YOUR GOAL >> Each line of the material below that holds the word "this" needs to be copied.

Plotting code records
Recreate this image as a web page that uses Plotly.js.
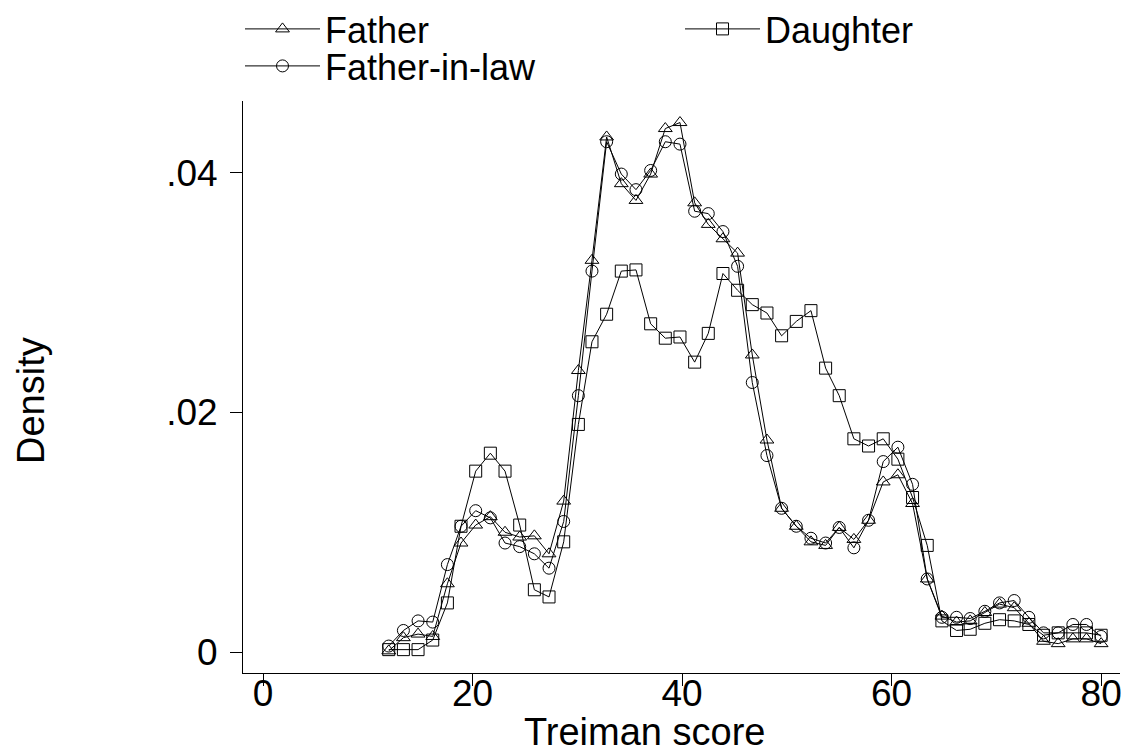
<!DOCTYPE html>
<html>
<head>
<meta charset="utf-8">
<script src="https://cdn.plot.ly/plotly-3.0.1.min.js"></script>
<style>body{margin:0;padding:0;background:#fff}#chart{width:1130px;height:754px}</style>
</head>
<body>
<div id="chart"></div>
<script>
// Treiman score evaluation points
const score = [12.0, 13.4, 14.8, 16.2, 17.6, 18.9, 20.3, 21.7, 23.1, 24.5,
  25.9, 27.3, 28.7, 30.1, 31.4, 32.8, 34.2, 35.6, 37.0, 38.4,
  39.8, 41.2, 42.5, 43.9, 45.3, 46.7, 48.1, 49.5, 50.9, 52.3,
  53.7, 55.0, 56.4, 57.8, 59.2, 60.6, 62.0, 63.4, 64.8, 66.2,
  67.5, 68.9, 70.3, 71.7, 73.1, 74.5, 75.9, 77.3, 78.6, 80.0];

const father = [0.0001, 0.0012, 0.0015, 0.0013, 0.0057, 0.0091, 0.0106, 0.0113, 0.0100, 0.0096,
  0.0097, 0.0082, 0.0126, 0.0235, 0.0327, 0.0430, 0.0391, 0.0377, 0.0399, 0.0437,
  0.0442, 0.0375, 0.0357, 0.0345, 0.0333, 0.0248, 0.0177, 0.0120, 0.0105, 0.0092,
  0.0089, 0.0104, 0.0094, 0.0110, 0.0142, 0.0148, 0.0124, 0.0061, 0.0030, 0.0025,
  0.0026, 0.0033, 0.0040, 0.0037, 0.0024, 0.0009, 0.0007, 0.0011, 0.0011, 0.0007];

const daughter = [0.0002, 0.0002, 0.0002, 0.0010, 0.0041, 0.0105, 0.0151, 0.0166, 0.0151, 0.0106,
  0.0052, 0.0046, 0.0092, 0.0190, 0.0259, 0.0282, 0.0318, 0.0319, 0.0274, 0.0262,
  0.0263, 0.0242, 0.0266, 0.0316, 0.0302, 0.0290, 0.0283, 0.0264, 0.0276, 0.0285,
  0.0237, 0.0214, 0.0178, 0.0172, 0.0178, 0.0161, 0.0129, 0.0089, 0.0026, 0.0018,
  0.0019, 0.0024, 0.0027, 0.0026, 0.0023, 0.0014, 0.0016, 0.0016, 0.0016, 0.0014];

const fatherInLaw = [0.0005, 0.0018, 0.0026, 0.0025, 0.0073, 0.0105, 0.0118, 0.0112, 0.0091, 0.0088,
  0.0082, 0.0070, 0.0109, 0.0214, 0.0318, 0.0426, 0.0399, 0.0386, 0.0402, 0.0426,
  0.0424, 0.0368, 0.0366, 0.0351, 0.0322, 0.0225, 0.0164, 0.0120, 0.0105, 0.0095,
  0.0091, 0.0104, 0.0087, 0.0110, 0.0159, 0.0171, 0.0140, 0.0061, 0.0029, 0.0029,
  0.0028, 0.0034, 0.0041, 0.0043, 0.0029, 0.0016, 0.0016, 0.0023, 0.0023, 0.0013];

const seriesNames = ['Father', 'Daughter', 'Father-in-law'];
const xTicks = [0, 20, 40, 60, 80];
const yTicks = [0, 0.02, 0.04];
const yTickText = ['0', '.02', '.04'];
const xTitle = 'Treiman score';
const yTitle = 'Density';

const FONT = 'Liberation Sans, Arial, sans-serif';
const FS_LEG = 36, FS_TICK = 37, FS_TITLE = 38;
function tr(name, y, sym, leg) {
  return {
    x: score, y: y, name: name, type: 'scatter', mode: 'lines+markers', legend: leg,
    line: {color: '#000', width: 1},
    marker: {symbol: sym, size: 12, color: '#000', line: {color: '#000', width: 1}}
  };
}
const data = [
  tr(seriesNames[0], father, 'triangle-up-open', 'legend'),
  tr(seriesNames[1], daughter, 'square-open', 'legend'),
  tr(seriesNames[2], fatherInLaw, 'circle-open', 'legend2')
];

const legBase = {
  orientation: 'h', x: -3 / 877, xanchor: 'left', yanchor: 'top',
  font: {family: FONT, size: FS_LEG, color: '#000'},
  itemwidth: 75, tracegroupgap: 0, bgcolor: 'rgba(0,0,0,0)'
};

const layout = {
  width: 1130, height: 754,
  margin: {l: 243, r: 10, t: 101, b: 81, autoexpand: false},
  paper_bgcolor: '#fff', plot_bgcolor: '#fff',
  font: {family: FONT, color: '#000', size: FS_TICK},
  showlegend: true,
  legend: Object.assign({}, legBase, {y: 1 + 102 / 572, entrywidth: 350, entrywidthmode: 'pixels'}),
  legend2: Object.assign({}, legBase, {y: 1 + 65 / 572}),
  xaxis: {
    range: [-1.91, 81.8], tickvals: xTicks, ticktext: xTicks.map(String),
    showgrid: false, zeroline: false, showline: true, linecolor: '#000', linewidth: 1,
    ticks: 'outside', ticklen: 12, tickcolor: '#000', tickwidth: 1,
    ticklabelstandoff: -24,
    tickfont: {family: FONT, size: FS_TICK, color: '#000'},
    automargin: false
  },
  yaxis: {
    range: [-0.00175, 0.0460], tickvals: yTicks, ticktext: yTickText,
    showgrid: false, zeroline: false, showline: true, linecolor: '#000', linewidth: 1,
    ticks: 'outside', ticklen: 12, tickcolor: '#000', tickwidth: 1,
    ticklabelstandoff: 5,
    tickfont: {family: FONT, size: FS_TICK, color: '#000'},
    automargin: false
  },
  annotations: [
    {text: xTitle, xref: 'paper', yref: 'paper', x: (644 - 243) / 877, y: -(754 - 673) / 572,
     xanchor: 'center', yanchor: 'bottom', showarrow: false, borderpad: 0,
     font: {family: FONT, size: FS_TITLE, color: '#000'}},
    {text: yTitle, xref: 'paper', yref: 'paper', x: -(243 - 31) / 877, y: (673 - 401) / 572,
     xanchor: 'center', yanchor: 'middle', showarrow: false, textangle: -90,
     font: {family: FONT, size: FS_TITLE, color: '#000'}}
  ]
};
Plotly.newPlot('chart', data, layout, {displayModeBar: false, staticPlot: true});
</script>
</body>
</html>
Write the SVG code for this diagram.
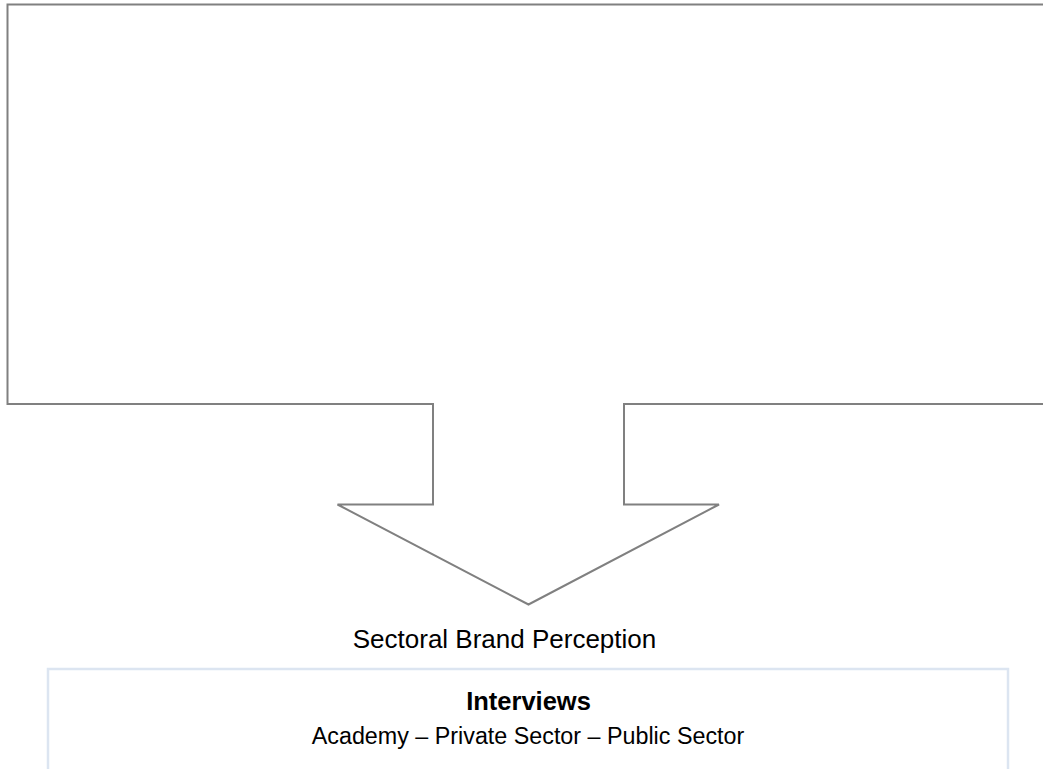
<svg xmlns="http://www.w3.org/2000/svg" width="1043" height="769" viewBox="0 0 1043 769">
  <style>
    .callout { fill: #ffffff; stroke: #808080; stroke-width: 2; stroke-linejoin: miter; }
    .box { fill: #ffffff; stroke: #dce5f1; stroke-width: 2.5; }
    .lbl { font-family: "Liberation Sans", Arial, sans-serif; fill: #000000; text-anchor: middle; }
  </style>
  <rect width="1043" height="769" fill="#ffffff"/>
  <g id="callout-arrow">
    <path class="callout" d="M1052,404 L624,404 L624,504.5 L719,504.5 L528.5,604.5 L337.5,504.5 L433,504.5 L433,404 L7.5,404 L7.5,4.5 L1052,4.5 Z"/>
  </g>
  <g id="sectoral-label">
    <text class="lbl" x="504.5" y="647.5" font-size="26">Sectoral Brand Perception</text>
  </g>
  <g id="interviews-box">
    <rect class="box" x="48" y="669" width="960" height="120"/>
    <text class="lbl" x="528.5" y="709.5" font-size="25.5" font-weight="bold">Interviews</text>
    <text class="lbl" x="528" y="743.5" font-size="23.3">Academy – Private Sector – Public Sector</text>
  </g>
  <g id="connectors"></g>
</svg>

CORRECT OUTPUT >>
Recreate this image as a web page that uses Plotly.js.
Write the SVG code for this diagram.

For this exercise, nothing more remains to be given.